— START Raw data —

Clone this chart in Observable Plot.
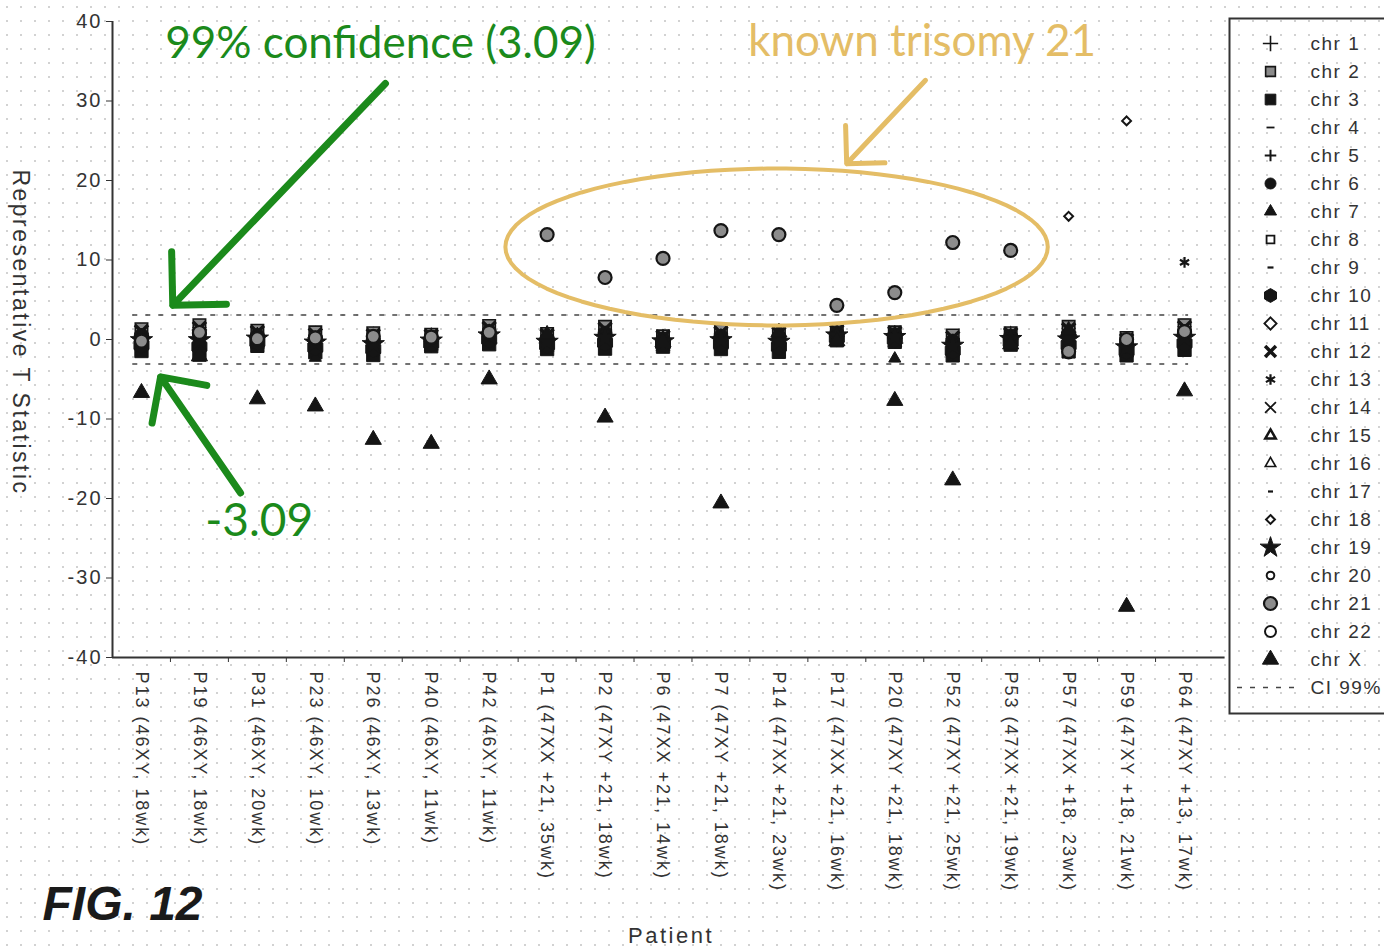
<!DOCTYPE html>
<html><head><meta charset="utf-8">
<script src="https://cdn.jsdelivr.net/npm/d3@7"></script>
<script src="https://cdn.jsdelivr.net/npm/@observablehq/plot@0.6"></script>
<style>
html,body{margin:0;padding:0;width:1384px;height:949px;overflow:hidden;background-color:#fff;}
body{background-image:radial-gradient(circle,#d2d2d2 0.8px,transparent 1.3px);background-size:14px 14px;}
#wrap{position:relative;width:1384px;height:949px;overflow:hidden;}
#main{position:absolute;left:0;top:0;}
#legend{position:absolute;left:1228px;top:17px;width:175px;}
#main [aria-label="y-axis tick label"] text{letter-spacing:2px;}
#main [aria-label="x-axis tick label"] text{letter-spacing:2px;}
#main [aria-description="ylabel"] text{letter-spacing:2.5px;}
#main [aria-description="xlabel"] text{letter-spacing:2.5px;}
#legend text{letter-spacing:1.5px;}
</style>
</head><body><div id="wrap"><div id="main"></div><div id="legend"></div></div>
<script>
// ---------- data ----------
const patients = ["P13 (46XY, 18wk)", "P19 (46XY, 18wk)", "P31 (46XY, 20wk)", "P23 (46XY, 10wk)", "P26 (46XY, 13wk)", "P40 (46XY, 11wk)", "P42 (46XY, 11wk)", "P1 (47XX +21, 35wk)", "P2 (47XY +21, 18wk)", "P6 (47XX +21, 14wk)", "P7 (47XY +21, 18wk)", "P14 (47XX +21, 23wk)", "P17 (47XX +21, 16wk)", "P20 (47XY +21, 18wk)", "P52 (47XY +21, 25wk)", "P53 (47XX +21, 19wk)", "P57 (47XX +18, 23wk)", "P59 (47XY +18, 21wk)", "P64 (47XY +13, 17wk)"];
const yTicks = [-40, -30, -20, -10, 0, 10, 20, 30, 40];
const ci = 3.09;

const chr1  = [0.5, 1.2, 0.3, 0.2, -0.4, 0.1, 0.8, -0.2, 0.6, 0.0, 0.3, -0.5, 0.4, 0.2, -0.6, 0.1, 0.9, -0.9, 0.7];
const chr2  = [1.3, 1.8, 1.1, 0.9, 0.8, 0.6, 1.7, 0.7, 1.6, 0.4, 1.1, 1.0, 1.1, 0.9, 0.5, 0.8, 1.6, 0.2, 1.8];
const chr3  = [-1.45, -1.9, -0.8, -1.6, -1.95, -0.85, -0.6, -1.2, -1.15, -0.9, -1.2, -1.55, -0.1, -0.3, -2.0, -0.65, -1.5, -2.0, -1.3];
const chr4  = [0.2, -1.9, 0.5, -0.3, -1.0, -0.2, -0.5, -0.6, -0.8, -0.5, -0.8, -1.0, -0.1, 0.0, -1.0, -0.3, -0.3, -1.5, -0.5];
const chr5  = [1.0, 0.5, 0.0, 0.5, 0.2, 0.3, 1.2, 0.1, 0.8, 0.2, 0.5, 0.1, 0.6, 0.5, -0.2, 0.4, 0.6, -0.5, 1.0];
const chr6  = [0.5, 0.7, 0.5, 0.2, 0.0, 0.2, 1.0, 0.1, 0.8, 0.05, 0.4, 0.3, 0.8, 0.6, -0.2, 0.4, 0.7, -0.4, 0.9];
const chr7  = [-1.1, -1.4, -0.6, -2.3, -1.6, -0.7, -0.3, -1.0, -0.8, -0.75, -0.9, -1.25, 0.05, -2.4, -1.7, -0.5, -1.2, -1.75, -0.95];
const chr8  = [1.3, 0.8, 1.1, 0.9, 0.9, 0.7, 1.7, 0.7, 1.7, 0.4, 1.1, 1.2, 1.1, 0.9, 0.5, 0.8, 1.6, 0.2, 2.0];
const chr9  = [0.0, 0.3, 0.2, 0.0, 0.5, 0.0, 0.5, -0.3, 0.2, -0.2, 0.0, -0.2, 0.5, 0.6, -0.4, 0.2, 0.3, -0.7, 0.5];
const chr10 = [-0.7, -0.9, -0.3, -1.0, -1.2, -0.5, 0.0, -0.7, -0.4, -0.55, -0.6, -0.9, 0.2, 0.0, -1.4, -0.3, -0.7, -1.45, -0.5];
const chr11 = [0.8, 1.5, 0.6, 0.4, 0.0, 0.4, 1.0, 0.4, 1.2, 0.1, 0.8, 0.6, 0.8, 0.3, 0.1, 0.3, 1.4, -0.3, 1.6];
const chr12 = [1.0, 1.4, 0.9, 0.6, 0.5, 0.45, 1.4, 0.5, 1.3, 0.3, 0.8, 0.75, 1.0, 0.8, 0.2, 0.65, 1.25, -0.1, 1.5];
const chr13 = [0.3, 0.6, 0.4, 0.3, 0.3, 0.2, 0.3, 0.2, 0.4, 0.2, 0.2, 0.3, 0.7, 0.4, 0.0, 0.5, 0.8, -1.1, 9.7];
const chr14 = [-0.2, -0.3, 0.1, -0.4, -0.2, -0.3, 0.6, -0.5, 0.0, -0.3, -0.2, -0.7, 0.2, 0.2, -0.5, -0.1, 0.0, -1.0, 0.2];
const chr15 = [0.6, 1.0, 0.8, 0.7, 0.6, 0.5, 1.4, 0.5, 1.0, 0.3, 0.7, 0.8, 1.0, 0.7, 0.2, 0.7, 1.0, -0.1, 1.1];
const chr16 = [-0.5, 0.0, -0.2, -0.5, -0.8, -0.6, 0.1, -0.4, -0.4, -0.1, -0.6, -0.3, 0.4, 0.3, -1.2, -0.2, -1.4, -0.8, -0.2];
const chr17 = [0.1, -0.2, -0.1, 0.1, 0.0, -0.1, 0.9, 0.0, 0.3, 0.0, 0.1, 0.2, 0.6, 0.4, -0.3, 0.0, 0.2, -0.6, 0.4];
const chr18 = [0.4, 0.2, 0.3, -0.1, -0.3, 0.0, 0.6, -0.1, -0.2, -0.4, -0.3, -0.2, 0.0, 0.0, -0.7, 0.2, 15.5, 27.5, 0.8];
const chr19 = [-0.1, -0.1, 0.1, -0.4, -0.6, -0.15, 0.5, -0.3, 0.2, -0.25, -0.1, -0.3, 0.5, 0.3, -0.8, 0.05, 0.0, -1.0, 0.2];
const chr20 = [1.2, 1.0, 0.7, 0.8, 0.6, 0.6, 1.1, 0.3, 0.9, 0.5, 0.4, 0.5, 0.9, 0.5, -0.1, 0.5, 1.7, -0.4, 1.5];
const chr21 = [-0.2, 0.9, 0.1, 0.2, 0.4, 0.3, 0.9, 13.2, 7.8, 10.2, 13.7, 13.2, 4.3, 5.9, 12.2, 11.2, -1.5, 0.0, 1.0];
const chr22 = [0.9, 0.4, 0.0, -0.2, -0.9, 0.2, 0.0, 0.0, 0.5, 0.0, -0.4, 0.0, 0.3, 0.2, -2.0, 0.0, -1.7, -0.2, -0.6];
const chrX  = [-6.7, -2.1, -7.5, -8.4, -12.6, -13.1, -5.0, 0.6, -9.8, -0.3, -20.6, 0.9, -0.2, -7.7, -17.7, -0.6, 1.1, -33.6, -6.5];

const chrNames = ["chr 1","chr 2","chr 3","chr 4","chr 5","chr 6","chr 7","chr 8","chr 9","chr 10","chr 11","chr 12","chr 13","chr 14","chr 15","chr 16","chr 17","chr 18","chr 19","chr 20","chr 21","chr 22","chr X"];
const chrValues = [chr1,chr2,chr3,chr4,chr5,chr6,chr7,chr8,chr9,chr10,chr11,chr12,chr13,chr14,chr15,chr16,chr17,chr18,chr19,chr20,chr21,chr22,chrX];
const ciLabel = "CI 99%";

// annotation texts
const noteTop = "99% confidence (3.09)";
const noteLow = "-3.09";
const noteT21 = "known trisomy 21";

// ---------- styles ----------
const dash = {draw(ctx, size){ const r = Math.sqrt(size/Math.PI); ctx.moveTo(-r,0); ctx.lineTo(r,0); }};
const K = "#151515";
const styles = [
  {symbol:"plus", r:5, fill:"none", stroke:K, strokeWidth:1.6},
  {symbol:"square", r:5.5, fill:"#8a8a8a", stroke:K, strokeWidth:1.6},
  {symbol:"square", r:6, fill:K, stroke:K, strokeWidth:1},
  {symbol:dash, r:4, fill:"none", stroke:K, strokeWidth:1.8},
  {symbol:"plus", r:3.8, fill:"none", stroke:K, strokeWidth:2},
  {symbol:"circle", r:5.5, fill:K, stroke:K, strokeWidth:1},
  {symbol:"triangle", r:4.5, fill:K, stroke:K, strokeWidth:1},
  {symbol:"square2", r:5, fill:"white", stroke:K, strokeWidth:1.8},
  {symbol:dash, r:3, fill:"none", stroke:K, strokeWidth:2.2},
  {symbol:"hexagon", r:6, fill:K, stroke:K, strokeWidth:1},
  {symbol:"diamond2", r:5.5, fill:"white", stroke:K, strokeWidth:1.8},
  {symbol:"times", r:5, fill:"none", stroke:K, strokeWidth:3.5},
  {symbol:"asterisk", r:5, fill:"none", stroke:K, strokeWidth:2.2},
  {symbol:"times", r:5, fill:"none", stroke:K, strokeWidth:1.8},
  {symbol:"triangle2", r:5, fill:"white", stroke:K, strokeWidth:2.5},
  {symbol:"triangle2", r:5, fill:"white", stroke:K, strokeWidth:1.6},
  {symbol:dash, r:2.5, fill:"none", stroke:K, strokeWidth:2.2},
  {symbol:"diamond2", r:4, fill:"white", stroke:K, strokeWidth:2},
  {symbol:"star", r:6.5, fill:K, stroke:K, strokeWidth:1},
  {symbol:"circle", r:3.8, fill:"white", stroke:K, strokeWidth:2},
  {symbol:"circle", r:6.5, fill:"#8c8c8c", stroke:K, strokeWidth:2.2},
  {symbol:"circle", r:5.5, fill:"white", stroke:K, strokeWidth:2},
  {symbol:"triangle", r:6, fill:K, stroke:K, strokeWidth:1}
];
// slightly larger filled markers in the plot body (the scan blurs them wider)
const bodyR = {1: 7, 2: 7.5, 5: 7, 9: 7.5, 11: 6, 18: 7};
const bodyStyles = styles.map((s, c) => bodyR[c] ? {...s, r: bodyR[c]} : s);
// painting order: hollow markers first, filled on top, chr 21 and chr X last
const drawOrder = [0, 3, 4, 7, 8, 10, 13, 14, 15, 16, 17, 19, 21, 1, 2, 5, 6, 9, 11, 12, 18, 20, 22];

const GREEN = "#1b8a1b";
const GOLD = "#e4bd66";
const idx = patients.map((_, i) => i);
const halfTicks = idx.slice(1).map(i => i - 0.5);

const rows = chrNames.map((name, c) => chrValues[c].map((t, i) => ({chr: name, patient: i, t})));

// annotation geometry in data units (patient index, T)
const arrows = [
  {x1: 4.21, y1: 32.2, x2: 0.54, y2: 4.3, stroke: GREEN, w: 7, head: 11.5},
  {x1: 1.71, y1: -19.3, x2: 0.33, y2: -4.7, stroke: GREEN, w: 7, head: 11.5},
  {x1: 13.53, y1: 32.6, x2: 12.17, y2: 22.1, stroke: GOLD, w: 5, head: 12}
];
const ell = {cx: 10.96, cy: 11.64, rx: 4.68, ry: 9.87};
const ellipsePts = d3.range(0, 361, 4).map(a => ({x: ell.cx + ell.rx*Math.cos(a*Math.PI/180), y: ell.cy + ell.ry*Math.sin(a*Math.PI/180)}));

const main = Plot.plot({
  width: 1384, height: 949,
  marginLeft: 112, marginRight: 171, marginTop: 21, marginBottom: 292,
  style: {background: "transparent", color: "#333", fontFamily: "'Liberation Sans', Arial, sans-serif", overflow: "visible", maxWidth: "none"},
  x: {domain: [-0.5, patients.length - 0.5], axis: null},
  y: {domain: [-40, 40], axis: null},
  marks: [
    Plot.ruleY([ci, -ci], {x1: -0.15, x2: patients.length - 0.93, stroke: "#444", strokeWidth: 1.6, strokeDasharray: "5,8"}),
    Plot.axisY(yTicks, {tickSize: 6, tickPadding: 4, fontSize: 20, label: null, stroke: "#333", tickFormat: d => String(d)}),
    Plot.axisX(idx, {tickFormat: d => patients[d], tickRotate: 90, tickSize: 0, tickPadding: 14, fontSize: 18, label: null}),
    Plot.axisX(halfTicks, {tickFormat: () => "", tickSize: 5, label: null, stroke: "#333"}),
    Plot.ruleX([-0.5], {stroke: "#333", strokeWidth: 2}),
    Plot.ruleY([-40], {x1: -0.5, x2: patients.length - 0.3, stroke: "#333", strokeWidth: 2}),
    Plot.text(["Representative T Statistic"], {ariaDescription: "ylabel", frameAnchor: "left", textAnchor: "middle", dx: -92, dy: -7, rotate: 90, fontSize: 23, fill: "#333"}),
    Plot.text(["Patient"], {ariaDescription: "xlabel", frameAnchor: "bottom", dx: 8, dy: 285, fontSize: 22, fill: "#333"}),
    Plot.text(["FIG. 12"], {frameAnchor: "bottom-left", dx: -70, dy: 262, textAnchor: "start", fontSize: 48, fontWeight: "bold", fontStyle: "italic", fill: "#1a1a1a"}),
    ...drawOrder.map(c => Plot.dot(rows[c], {x: "patient", y: "t", ...bodyStyles[c]})),
    Plot.line(ellipsePts, {x: "x", y: "y", stroke: GOLD, strokeWidth: 4}),
    ...arrows.map(a => Plot.arrow([a], {x1: "x1", y1: "y1", x2: "x2", y2: "y2", stroke: a.stroke, strokeWidth: a.w, headLength: a.head, headAngle: 90})),
    Plot.text([noteTop], {x: 0.41, y: 37.2, textAnchor: "start", fontSize: 44, fontFamily: "Lato, 'Open Sans', sans-serif", fill: GREEN}),
    Plot.text([noteLow], {x: 1.10, y: -22.9, textAnchor: "start", fontSize: 46, fontFamily: "Lato, 'Open Sans', sans-serif", fill: GREEN}),
    Plot.text([noteT21], {x: 10.47, y: 37.4, textAnchor: "start", fontSize: 44, fontFamily: "Lato, 'Open Sans', sans-serif", fill: GOLD})
  ]
});
document.getElementById("main").appendChild(main);

const legendLabels = [...chrNames, ciLabel];
const legend = Plot.plot({
  width: 175, height: 697, margin: 0,
  style: {background: "transparent", color: "#333", fontFamily: "'Liberation Sans', Arial, sans-serif", overflow: "visible", maxWidth: "none"},
  x: {domain: [0, 175], range: [0, 175], axis: null},
  y: {type: "point", domain: legendLabels, range: [20, 676], padding: 0, axis: null},
  marks: [
    Plot.frame({stroke: "#333", strokeWidth: 2, inset: 1}),
    ...chrNames.map((name, c) => Plot.dot([name], {x: 42, y: d => d, ...styles[c]})),
    Plot.ruleY([ciLabel], {y: d => d, x1: 9, x2: 74, stroke: "#444", strokeWidth: 1.6, strokeDasharray: "5,8"}),
    Plot.text(legendLabels, {x: 82, y: d => d, text: d => d, textAnchor: "start", fontSize: 19, fill: "#333"})
  ]
});
document.getElementById("legend").appendChild(legend);
</script>
</body></html>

— END Raw data —

Given exercise: Give again, word for word, every line from the top of the data through the line with "const ci = 3.09;", both ends included, and exclude the pictures.

Answer to the problem:
Clone this chart in Observable Plot.
<!DOCTYPE html>
<html><head><meta charset="utf-8">
<script src="https://cdn.jsdelivr.net/npm/d3@7"></script>
<script src="https://cdn.jsdelivr.net/npm/@observablehq/plot@0.6"></script>
<style>
html,body{margin:0;padding:0;width:1384px;height:949px;overflow:hidden;background-color:#fff;}
body{background-image:radial-gradient(circle,#d2d2d2 0.8px,transparent 1.3px);background-size:14px 14px;}
#wrap{position:relative;width:1384px;height:949px;overflow:hidden;}
#main{position:absolute;left:0;top:0;}
#legend{position:absolute;left:1228px;top:17px;width:175px;}
#main [aria-label="y-axis tick label"] text{letter-spacing:2px;}
#main [aria-label="x-axis tick label"] text{letter-spacing:2px;}
#main [aria-description="ylabel"] text{letter-spacing:2.5px;}
#main [aria-description="xlabel"] text{letter-spacing:2.5px;}
#legend text{letter-spacing:1.5px;}
</style>
</head><body><div id="wrap"><div id="main"></div><div id="legend"></div></div>
<script>
// ---------- data ----------
const patients = ["P13 (46XY, 18wk)", "P19 (46XY, 18wk)", "P31 (46XY, 20wk)", "P23 (46XY, 10wk)", "P26 (46XY, 13wk)", "P40 (46XY, 11wk)", "P42 (46XY, 11wk)", "P1 (47XX +21, 35wk)", "P2 (47XY +21, 18wk)", "P6 (47XX +21, 14wk)", "P7 (47XY +21, 18wk)", "P14 (47XX +21, 23wk)", "P17 (47XX +21, 16wk)", "P20 (47XY +21, 18wk)", "P52 (47XY +21, 25wk)", "P53 (47XX +21, 19wk)", "P57 (47XX +18, 23wk)", "P59 (47XY +18, 21wk)", "P64 (47XY +13, 17wk)"];
const yTicks = [-40, -30, -20, -10, 0, 10, 20, 30, 40];
const ci = 3.09;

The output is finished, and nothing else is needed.